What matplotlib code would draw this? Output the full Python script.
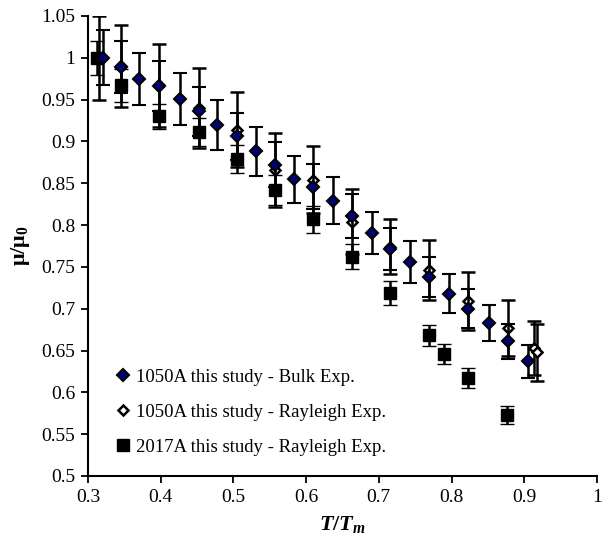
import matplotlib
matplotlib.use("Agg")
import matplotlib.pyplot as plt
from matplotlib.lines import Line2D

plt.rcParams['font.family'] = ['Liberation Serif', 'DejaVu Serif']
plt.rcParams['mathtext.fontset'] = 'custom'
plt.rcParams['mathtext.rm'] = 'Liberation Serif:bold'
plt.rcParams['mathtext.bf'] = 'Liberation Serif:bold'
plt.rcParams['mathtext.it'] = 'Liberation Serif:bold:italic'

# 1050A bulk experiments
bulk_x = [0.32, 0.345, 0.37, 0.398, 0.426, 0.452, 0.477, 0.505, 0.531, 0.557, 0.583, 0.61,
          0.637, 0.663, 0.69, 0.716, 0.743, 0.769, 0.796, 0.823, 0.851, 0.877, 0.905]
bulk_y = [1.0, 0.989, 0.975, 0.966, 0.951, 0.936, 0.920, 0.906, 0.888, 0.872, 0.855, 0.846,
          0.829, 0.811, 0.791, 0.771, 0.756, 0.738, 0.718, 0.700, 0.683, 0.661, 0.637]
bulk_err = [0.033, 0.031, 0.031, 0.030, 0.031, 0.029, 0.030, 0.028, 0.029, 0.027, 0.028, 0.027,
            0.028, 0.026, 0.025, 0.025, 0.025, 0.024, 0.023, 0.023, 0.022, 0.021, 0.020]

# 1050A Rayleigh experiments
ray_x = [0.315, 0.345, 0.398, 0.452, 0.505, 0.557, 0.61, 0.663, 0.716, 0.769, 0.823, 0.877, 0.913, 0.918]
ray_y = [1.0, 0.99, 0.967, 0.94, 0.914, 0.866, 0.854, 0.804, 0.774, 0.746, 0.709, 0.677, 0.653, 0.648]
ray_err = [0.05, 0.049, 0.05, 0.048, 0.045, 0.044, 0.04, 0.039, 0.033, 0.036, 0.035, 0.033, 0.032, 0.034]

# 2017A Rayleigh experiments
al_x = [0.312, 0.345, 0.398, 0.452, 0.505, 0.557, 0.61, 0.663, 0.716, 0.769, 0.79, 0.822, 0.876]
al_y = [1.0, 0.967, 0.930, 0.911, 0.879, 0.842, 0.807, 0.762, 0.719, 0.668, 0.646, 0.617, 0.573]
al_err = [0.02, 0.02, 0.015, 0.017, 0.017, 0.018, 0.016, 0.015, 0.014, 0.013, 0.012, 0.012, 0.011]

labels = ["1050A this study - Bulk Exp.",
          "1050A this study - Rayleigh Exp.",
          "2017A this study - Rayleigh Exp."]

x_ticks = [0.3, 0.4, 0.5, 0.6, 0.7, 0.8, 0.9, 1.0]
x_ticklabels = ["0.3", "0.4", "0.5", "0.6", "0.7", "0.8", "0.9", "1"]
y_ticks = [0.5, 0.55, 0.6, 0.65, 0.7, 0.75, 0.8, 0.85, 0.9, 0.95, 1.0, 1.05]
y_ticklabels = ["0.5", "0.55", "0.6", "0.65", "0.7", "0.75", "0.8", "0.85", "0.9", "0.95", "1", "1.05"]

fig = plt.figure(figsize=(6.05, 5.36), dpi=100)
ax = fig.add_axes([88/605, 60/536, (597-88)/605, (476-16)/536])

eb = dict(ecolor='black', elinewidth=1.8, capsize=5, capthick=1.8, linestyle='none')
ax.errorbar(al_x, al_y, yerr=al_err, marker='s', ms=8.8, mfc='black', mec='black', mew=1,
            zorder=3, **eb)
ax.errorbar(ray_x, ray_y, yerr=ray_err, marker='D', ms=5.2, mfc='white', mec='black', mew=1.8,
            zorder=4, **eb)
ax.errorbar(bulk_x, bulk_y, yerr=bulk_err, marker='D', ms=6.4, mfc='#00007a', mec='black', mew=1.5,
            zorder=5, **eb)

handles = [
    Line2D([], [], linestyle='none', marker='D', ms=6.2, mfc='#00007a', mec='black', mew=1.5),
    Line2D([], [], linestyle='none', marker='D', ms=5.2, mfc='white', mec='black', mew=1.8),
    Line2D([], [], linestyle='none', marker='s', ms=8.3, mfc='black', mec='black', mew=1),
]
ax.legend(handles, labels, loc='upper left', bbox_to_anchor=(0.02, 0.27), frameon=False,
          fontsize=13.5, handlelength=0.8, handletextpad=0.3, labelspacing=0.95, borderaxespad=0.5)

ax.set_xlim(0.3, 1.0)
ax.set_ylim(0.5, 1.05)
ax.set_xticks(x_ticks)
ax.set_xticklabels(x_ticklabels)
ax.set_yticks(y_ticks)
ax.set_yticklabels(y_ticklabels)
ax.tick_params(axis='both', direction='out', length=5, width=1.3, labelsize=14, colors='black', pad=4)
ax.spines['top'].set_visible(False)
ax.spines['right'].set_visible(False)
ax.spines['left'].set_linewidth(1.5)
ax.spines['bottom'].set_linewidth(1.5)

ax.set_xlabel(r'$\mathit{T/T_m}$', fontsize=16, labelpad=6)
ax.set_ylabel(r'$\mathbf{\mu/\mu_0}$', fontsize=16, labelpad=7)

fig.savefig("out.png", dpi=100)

Work instructions: Identify the lines of the data that contain the word "matplotlib". Copy each of them.

Solution to this problem:
What matplotlib code would draw this? Output the full Python script.
import matplotlib
matplotlib.use("Agg")
import matplotlib.pyplot as plt
from matplotlib.lines import Line2D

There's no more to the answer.